§ BRIEF:
Retype the listing that follows, word for word.

§ INFORMATION PROVIDED:
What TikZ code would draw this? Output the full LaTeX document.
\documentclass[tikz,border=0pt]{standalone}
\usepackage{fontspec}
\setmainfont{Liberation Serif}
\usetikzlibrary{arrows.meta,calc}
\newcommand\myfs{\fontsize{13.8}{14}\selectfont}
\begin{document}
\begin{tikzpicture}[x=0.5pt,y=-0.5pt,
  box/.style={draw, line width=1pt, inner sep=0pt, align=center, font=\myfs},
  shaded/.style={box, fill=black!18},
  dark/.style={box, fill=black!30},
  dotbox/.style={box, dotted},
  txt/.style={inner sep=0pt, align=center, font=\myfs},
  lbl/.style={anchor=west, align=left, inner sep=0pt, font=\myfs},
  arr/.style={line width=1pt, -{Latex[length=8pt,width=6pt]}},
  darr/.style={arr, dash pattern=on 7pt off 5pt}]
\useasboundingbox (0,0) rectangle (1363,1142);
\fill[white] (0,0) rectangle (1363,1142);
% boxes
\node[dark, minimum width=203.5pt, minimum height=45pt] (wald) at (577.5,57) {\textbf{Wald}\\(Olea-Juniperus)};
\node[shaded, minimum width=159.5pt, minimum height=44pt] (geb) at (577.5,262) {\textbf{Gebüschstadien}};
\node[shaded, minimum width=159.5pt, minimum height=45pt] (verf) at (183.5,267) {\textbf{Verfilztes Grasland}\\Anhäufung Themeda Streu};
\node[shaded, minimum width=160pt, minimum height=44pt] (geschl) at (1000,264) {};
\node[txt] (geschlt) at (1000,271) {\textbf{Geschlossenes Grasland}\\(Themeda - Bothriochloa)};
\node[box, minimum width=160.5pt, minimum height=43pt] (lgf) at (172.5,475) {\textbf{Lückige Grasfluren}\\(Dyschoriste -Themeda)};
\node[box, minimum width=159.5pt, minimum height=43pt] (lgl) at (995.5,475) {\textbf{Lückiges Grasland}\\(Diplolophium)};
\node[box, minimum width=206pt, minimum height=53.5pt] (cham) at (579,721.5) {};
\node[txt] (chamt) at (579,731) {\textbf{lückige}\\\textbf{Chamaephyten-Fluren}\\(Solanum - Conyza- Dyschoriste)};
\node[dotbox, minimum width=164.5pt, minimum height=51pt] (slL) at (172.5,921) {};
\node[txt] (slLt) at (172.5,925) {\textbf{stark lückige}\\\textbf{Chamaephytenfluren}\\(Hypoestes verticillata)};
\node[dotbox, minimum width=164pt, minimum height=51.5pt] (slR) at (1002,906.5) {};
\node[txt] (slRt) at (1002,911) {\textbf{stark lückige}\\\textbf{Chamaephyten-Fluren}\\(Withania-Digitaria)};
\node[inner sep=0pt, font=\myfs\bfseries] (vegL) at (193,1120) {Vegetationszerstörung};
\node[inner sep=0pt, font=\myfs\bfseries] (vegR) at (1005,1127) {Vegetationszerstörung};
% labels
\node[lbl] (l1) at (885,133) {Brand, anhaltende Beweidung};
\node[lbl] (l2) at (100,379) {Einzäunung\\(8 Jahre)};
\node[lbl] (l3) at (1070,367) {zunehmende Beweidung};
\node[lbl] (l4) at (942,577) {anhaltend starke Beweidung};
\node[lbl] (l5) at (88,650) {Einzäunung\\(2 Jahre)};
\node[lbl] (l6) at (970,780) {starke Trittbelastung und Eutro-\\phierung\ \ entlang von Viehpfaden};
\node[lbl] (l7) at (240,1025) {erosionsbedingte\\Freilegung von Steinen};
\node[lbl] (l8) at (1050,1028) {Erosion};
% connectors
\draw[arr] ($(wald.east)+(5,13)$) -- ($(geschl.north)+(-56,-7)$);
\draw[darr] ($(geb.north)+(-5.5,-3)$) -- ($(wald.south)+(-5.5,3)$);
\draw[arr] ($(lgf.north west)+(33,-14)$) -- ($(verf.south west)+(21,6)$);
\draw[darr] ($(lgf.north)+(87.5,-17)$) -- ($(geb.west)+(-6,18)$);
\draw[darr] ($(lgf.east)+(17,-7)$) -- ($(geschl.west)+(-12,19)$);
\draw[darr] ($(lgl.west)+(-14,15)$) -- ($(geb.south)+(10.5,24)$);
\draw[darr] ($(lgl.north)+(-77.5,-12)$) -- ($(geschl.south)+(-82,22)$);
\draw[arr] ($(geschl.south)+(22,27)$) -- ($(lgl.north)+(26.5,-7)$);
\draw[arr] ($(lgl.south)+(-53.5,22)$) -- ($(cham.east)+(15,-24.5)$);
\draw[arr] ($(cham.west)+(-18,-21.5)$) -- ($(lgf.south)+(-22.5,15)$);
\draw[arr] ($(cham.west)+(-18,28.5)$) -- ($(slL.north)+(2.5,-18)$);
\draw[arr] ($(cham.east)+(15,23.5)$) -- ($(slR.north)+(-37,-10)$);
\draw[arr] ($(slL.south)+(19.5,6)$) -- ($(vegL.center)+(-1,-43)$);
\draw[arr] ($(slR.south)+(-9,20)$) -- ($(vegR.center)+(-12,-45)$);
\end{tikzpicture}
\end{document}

§ TASK OUTPUT:
What TikZ code would draw this? Output the full LaTeX document.
\documentclass[tikz,border=0pt]{standalone}
\usepackage{fontspec}
\setmainfont{Liberation Serif}
\usetikzlibrary{arrows.meta,calc}
\newcommand\myfs{\fontsize{13.8}{14}\selectfont}
\begin{document}
\begin{tikzpicture}[x=0.5pt,y=-0.5pt,
  box/.style={draw, line width=1pt, inner sep=0pt, align=center, font=\myfs},
  shaded/.style={box, fill=black!18},
  dark/.style={box, fill=black!30},
  dotbox/.style={box, dotted},
  txt/.style={inner sep=0pt, align=center, font=\myfs},
  lbl/.style={anchor=west, align=left, inner sep=0pt, font=\myfs},
  arr/.style={line width=1pt, -{Latex[length=8pt,width=6pt]}},
  darr/.style={arr, dash pattern=on 7pt off 5pt}]
\useasboundingbox (0,0) rectangle (1363,1142);
\fill[white] (0,0) rectangle (1363,1142);
% boxes
\node[dark, minimum width=203.5pt, minimum height=45pt] (wald) at (577.5,57) {\textbf{Wald}\\(Olea-Juniperus)};
\node[shaded, minimum width=159.5pt, minimum height=44pt] (geb) at (577.5,262) {\textbf{Gebüschstadien}};
\node[shaded, minimum width=159.5pt, minimum height=45pt] (verf) at (183.5,267) {\textbf{Verfilztes Grasland}\\Anhäufung Themeda Streu};
\node[shaded, minimum width=160pt, minimum height=44pt] (geschl) at (1000,264) {};
\node[txt] (geschlt) at (1000,271) {\textbf{Geschlossenes Grasland}\\(Themeda - Bothriochloa)};
\node[box, minimum width=160.5pt, minimum height=43pt] (lgf) at (172.5,475) {\textbf{Lückige Grasfluren}\\(Dyschoriste -Themeda)};
\node[box, minimum width=159.5pt, minimum height=43pt] (lgl) at (995.5,475) {\textbf{Lückiges Grasland}\\(Diplolophium)};
\node[box, minimum width=206pt, minimum height=53.5pt] (cham) at (579,721.5) {};
\node[txt] (chamt) at (579,731) {\textbf{lückige}\\\textbf{Chamaephyten-Fluren}\\(Solanum - Conyza- Dyschoriste)};
\node[dotbox, minimum width=164.5pt, minimum height=51pt] (slL) at (172.5,921) {};
\node[txt] (slLt) at (172.5,925) {\textbf{stark lückige}\\\textbf{Chamaephytenfluren}\\(Hypoestes verticillata)};
\node[dotbox, minimum width=164pt, minimum height=51.5pt] (slR) at (1002,906.5) {};
\node[txt] (slRt) at (1002,911) {\textbf{stark lückige}\\\textbf{Chamaephyten-Fluren}\\(Withania-Digitaria)};
\node[inner sep=0pt, font=\myfs\bfseries] (vegL) at (193,1120) {Vegetationszerstörung};
\node[inner sep=0pt, font=\myfs\bfseries] (vegR) at (1005,1127) {Vegetationszerstörung};
% labels
\node[lbl] (l1) at (885,133) {Brand, anhaltende Beweidung};
\node[lbl] (l2) at (100,379) {Einzäunung\\(8 Jahre)};
\node[lbl] (l3) at (1070,367) {zunehmende Beweidung};
\node[lbl] (l4) at (942,577) {anhaltend starke Beweidung};
\node[lbl] (l5) at (88,650) {Einzäunung\\(2 Jahre)};
\node[lbl] (l6) at (970,780) {starke Trittbelastung und Eutro-\\phierung\ \ entlang von Viehpfaden};
\node[lbl] (l7) at (240,1025) {erosionsbedingte\\Freilegung von Steinen};
\node[lbl] (l8) at (1050,1028) {Erosion};
% connectors
\draw[arr] ($(wald.east)+(5,13)$) -- ($(geschl.north)+(-56,-7)$);
\draw[darr] ($(geb.north)+(-5.5,-3)$) -- ($(wald.south)+(-5.5,3)$);
\draw[arr] ($(lgf.north west)+(33,-14)$) -- ($(verf.south west)+(21,6)$);
\draw[darr] ($(lgf.north)+(87.5,-17)$) -- ($(geb.west)+(-6,18)$);
\draw[darr] ($(lgf.east)+(17,-7)$) -- ($(geschl.west)+(-12,19)$);
\draw[darr] ($(lgl.west)+(-14,15)$) -- ($(geb.south)+(10.5,24)$);
\draw[darr] ($(lgl.north)+(-77.5,-12)$) -- ($(geschl.south)+(-82,22)$);
\draw[arr] ($(geschl.south)+(22,27)$) -- ($(lgl.north)+(26.5,-7)$);
\draw[arr] ($(lgl.south)+(-53.5,22)$) -- ($(cham.east)+(15,-24.5)$);
\draw[arr] ($(cham.west)+(-18,-21.5)$) -- ($(lgf.south)+(-22.5,15)$);
\draw[arr] ($(cham.west)+(-18,28.5)$) -- ($(slL.north)+(2.5,-18)$);
\draw[arr] ($(cham.east)+(15,23.5)$) -- ($(slR.north)+(-37,-10)$);
\draw[arr] ($(slL.south)+(19.5,6)$) -- ($(vegL.center)+(-1,-43)$);
\draw[arr] ($(slR.south)+(-9,20)$) -- ($(vegR.center)+(-12,-45)$);
\end{tikzpicture}
\end{document}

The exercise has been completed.